3. People have aksed for a clarification of the RECURSIVEP argument (I
guess given the hyphen rules, this should not be RECURSIVE-P after all)
to read and friends.  The following items are affected:

a. Top-level calls rebind the ## environment; recursive calls don't.
b. Top-level calls establish the preserve-whitespace flag; recursive
   calls observe this but don't change it.
c. Top-level calls establish the action to be taken if end-of-file is
   read.  I have no objection to Moon's suggestion that an error in a
   recursive read, if it is in the middle of an object, always signals
   an "eof in middle of object" error.  I am not sure whether a
   recursive call would ever have to handle an eof that would not want
   to cause such an error, but if so, the top-level eof switches should
   control the action.  A bit more thought is needed here to decide just
   how to state this.
d. In some implementations, a great deal of efficiency can be gained by
   checking certain things at top-level and not at every recursive call.
   (An example is pre-processing the stream into something lower-level
   for use within the call.)  The RECURSIVEP argument provides some
   necessary information for such decisions.

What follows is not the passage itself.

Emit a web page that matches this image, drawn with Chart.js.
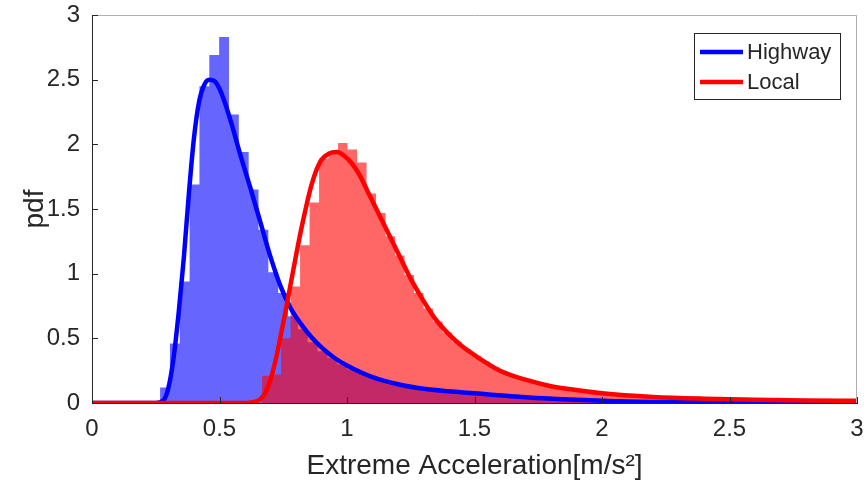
<!DOCTYPE html>
<html>
<head>
<meta charset="utf-8">
<script src="https://cdn.jsdelivr.net/npm/chart.js@4.4.0/dist/chart.umd.min.js"></script>
<style>
  body { margin: 0; background: #fff; }
  #wrap { width: 867px; height: 491px; }
</style>
</head>
<body>
<div id="wrap"><canvas id="chart" width="867" height="491"></canvas></div>
<script>
// histogram bins (pdf normalised)
const highwayBinStart = 0.267;
const highwayBinWidth = 0.0386;
const highwayHist = [
  0.12, 0.46, 0.94, 1.69, 2.45, 2.69, 2.83, 2.23, 1.94, 1.65,
  1.34, 1.01, 0.85, 0.67, 0.57, 0.47, 0.40, 0.35, 0.30, 0.26,
  0.23, 0.21, 0.18, 0.16, 0.145, 0.13, 0.12, 0.11, 0.10, 0.09,
  0.08, 0.075, 0.068, 0.06, 0.055, 0.05, 0.045, 0.04, 0.036, 0.032,
  0.028, 0.025, 0.022, 0.02, 0.018, 0.015, 0.013, 0.011, 0.01, 0.008, 0.007
];

const localBinStart = 0.667;
const localBinWidth = 0.03725;
const localHist = [
  0.21, 0.22, 0.50, 0.90, 1.22, 1.55, 1.89, 1.94, 2.01, 1.96,
  1.86, 1.62, 1.47, 1.29, 1.14, 0.99, 0.85, 0.73, 0.63, 0.545,
  0.475, 0.415, 0.365, 0.32, 0.275, 0.24, 0.21, 0.185, 0.165, 0.148,
  0.132, 0.12, 0.108, 0.098, 0.09, 0.082, 0.075, 0.069, 0.063, 0.058,
  0.054, 0.05, 0.046, 0.043, 0.04, 0.038, 0.035, 0.033, 0.032, 0.03,
  0.028, 0.027, 0.026, 0.025, 0.024, 0.023, 0.022, 0.021, 0.02, 0.02,
  0.019, 0.018, 0.018
];

// fitted pdf curves
const highwayFitX = [0, 0.25, 0.28, 0.30, 0.32, 0.34, 0.36, 0.38, 0.40, 0.42, 0.44, 0.46, 0.48, 0.50, 0.52, 0.55, 0.58, 0.62, 0.66, 0.70, 0.74, 0.78, 0.82, 0.86, 0.90, 0.95, 1.00, 1.10, 1.20, 1.30, 1.40, 1.50, 1.70, 1.90, 2.10, 2.40, 2.70, 3.00];
const highwayFitY = [0, 0, 0.02, 0.12, 0.35, 0.70, 1.12, 1.62, 2.05, 2.33, 2.46, 2.50, 2.49, 2.43, 2.33, 2.14, 1.93, 1.67, 1.40, 1.13, 0.90, 0.73, 0.61, 0.51, 0.43, 0.35, 0.29, 0.20, 0.145, 0.11, 0.09, 0.075, 0.045, 0.025, 0.012, 0.005, 0.002, 0.001];

const localFitX = [0, 0.60, 0.64, 0.66, 0.68, 0.70, 0.72, 0.74, 0.76, 0.78, 0.80, 0.82, 0.84, 0.86, 0.88, 0.90, 0.93, 0.96, 0.99, 1.02, 1.05, 1.08, 1.12, 1.16, 1.20, 1.25, 1.30, 1.35, 1.40, 1.45, 1.50, 1.60, 1.70, 1.80, 1.90, 2.00, 2.20, 2.40, 2.60, 2.80, 3.00];
const localFitY = [0, 0, 0.01, 0.03, 0.08, 0.18, 0.33, 0.52, 0.72, 0.93, 1.14, 1.34, 1.52, 1.68, 1.80, 1.88, 1.93, 1.94, 1.91, 1.85, 1.76, 1.64, 1.48, 1.32, 1.16, 0.96, 0.79, 0.64, 0.53, 0.44, 0.37, 0.25, 0.18, 0.13, 0.10, 0.075, 0.047, 0.033, 0.025, 0.02, 0.017];

const seriesNames = ['Highway', 'Local'];
const xTicks = [0, 0.5, 1, 1.5, 2, 2.5, 3];
const yTicks = [0, 0.5, 1, 1.5, 2, 2.5, 3];

const FONT = "'Liberation Sans', Arial, sans-serif";
const INK = '#262626';

function histPoints(start, width, heights) {
  const pts = heights.map((h, i) => ({ x: start + i * width, y: h }));
  pts.push({ x: start + heights.length * width, y: 0 });
  return pts;
}
function curvePoints(xs, ys) {
  return xs.map((x, i) => ({ x: x, y: ys[i] }));
}

// box, inward ticks and legend like the matlab figure
const decorPlugin = {
  id: 'decor',
  afterDraw(chart) {
    const ctx = chart.ctx;
    const a = chart.chartArea;
    const sx = chart.scales.x, sy = chart.scales.y;
    ctx.save();
    ctx.strokeStyle = '#b0b0b0';
    ctx.lineWidth = 1;
    ctx.beginPath();
    ctx.moveTo(a.left, a.top + 0.5);
    ctx.lineTo(a.right, a.top + 0.5);
    ctx.moveTo(a.right - 0.5, a.top);
    ctx.lineTo(a.right - 0.5, a.bottom);
    ctx.stroke();

    ctx.strokeStyle = INK;
    ctx.beginPath();
    xTicks.forEach(v => {
      const px = Math.round(sx.getPixelForValue(v)) + 0.5;
      ctx.moveTo(px, a.bottom);
      ctx.lineTo(px, a.bottom - 6);
    });
    yTicks.forEach(v => {
      const py = Math.round(sy.getPixelForValue(v)) + 0.5;
      ctx.moveTo(a.left, py);
      ctx.lineTo(a.left + 6, py);
    });
    ctx.stroke();

    // legend
    const lx = 694, ly = 33, lw = 146, lh = 66;
    ctx.fillStyle = '#fff';
    ctx.fillRect(lx, ly, lw, lh);
    ctx.strokeStyle = INK;
    ctx.strokeRect(lx + 0.5, ly + 0.5, lw, lh);
    const items = [chart.data.datasets[2], chart.data.datasets[3]];
    items.forEach((ds, i) => {
      const y = ly + 19 + i * 30;
      ctx.strokeStyle = ds.borderColor;
      ctx.lineWidth = 4.5;
      ctx.beginPath();
      ctx.moveTo(lx + 6, y);
      ctx.lineTo(lx + 49, y);
      ctx.stroke();
      ctx.fillStyle = INK;
      ctx.font = '22px ' + FONT;
      ctx.textAlign = 'left';
      ctx.textBaseline = 'middle';
      ctx.fillText(ds.label, lx + 53, y + 1);
    });
    ctx.restore();
  }
};

new Chart(document.getElementById('chart').getContext('2d'), {
  type: 'line',
  data: {
    datasets: [
      {
        label: seriesNames[0] + ' hist',
        data: histPoints(highwayBinStart, highwayBinWidth, highwayHist),
        stepped: 'before',
        fill: 'origin',
        backgroundColor: 'rgba(0,0,255,0.6)',
        borderColor: 'rgba(0,0,0,0)',
        borderWidth: 0,
        pointRadius: 0,
        order: 3
      },
      {
        label: seriesNames[1] + ' hist',
        data: histPoints(localBinStart, localBinWidth, localHist),
        stepped: 'before',
        fill: 'origin',
        backgroundColor: 'rgba(255,0,0,0.6)',
        borderColor: 'rgba(0,0,0,0)',
        borderWidth: 0,
        pointRadius: 0,
        order: 2
      },
      {
        label: seriesNames[0],
        data: curvePoints(highwayFitX, highwayFitY),
        borderColor: 'rgb(0,0,255)',
        borderWidth: 4.5,
        pointRadius: 0,
        fill: false,
        cubicInterpolationMode: 'monotone',
        order: 1
      },
      {
        label: seriesNames[1],
        data: curvePoints(localFitX, localFitY),
        borderColor: 'rgb(255,0,0)',
        borderWidth: 4.5,
        pointRadius: 0,
        fill: false,
        cubicInterpolationMode: 'monotone',
        order: 0
      }
    ]
  },
  options: {
    responsive: false,
    animation: false,
    layout: { padding: { top: 15, right: 10, left: 0, bottom: 0 } },
    plugins: {
      legend: { display: false },
      tooltip: { enabled: false }
    },
    scales: {
      x: {
        type: 'linear',
        min: 0,
        max: 3,
        afterFit: s => { s.height = 88; s.paddingLeft = 0; s.paddingRight = 0; },
        afterBuildTicks: s => { s.ticks = xTicks.map(v => ({ value: v })); },
        grid: { display: false, drawTicks: false },
        border: { display: true, color: INK, width: 1 },
        ticks: { color: INK, font: { family: FONT, size: 24 }, padding: 12, maxRotation: 0, callback: v => String(v) },
        title: {
          display: true,
          text: 'Extreme Acceleration[m/s²]',
          color: INK,
          font: { family: FONT, size: 28 },
          padding: { top: 0, bottom: 8 }
        }
      },
      y: {
        min: 0,
        max: 3,
        afterFit: s => { s.width = 92; s.paddingTop = 0; s.paddingBottom = 0; },
        afterBuildTicks: s => { s.ticks = yTicks.map(v => ({ value: v })); },
        grid: { display: false, drawTicks: false },
        border: { display: true, color: INK, width: 1 },
        ticks: { color: INK, font: { family: FONT, size: 24 }, padding: 12, callback: v => String(v) },
        title: {
          display: true,
          text: 'pdf',
          color: INK,
          font: { family: FONT, size: 28 },
          padding: { top: 18, bottom: 0 }
        }
      }
    }
  },
  plugins: [decorPlugin]
});
</script>
</body>
</html>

It would of course be possible to eliminate the RECURSIVEP argument and
to do the same thing with a special variable -- this is true of every
argument to every Lisp function.  If we do that, we would have to
document this variable so that error handlers and character macros that
want to establish a new top-level dialogue can rebind it to its
top-level value.  (That would be a rare occurrence, but one that we
ought to allow for.)  We could have gone this way, but the necessary
machinery is nearly identical, so I see no reason to re-open the
argument.  Let's stick with the RECURSIVEP argument.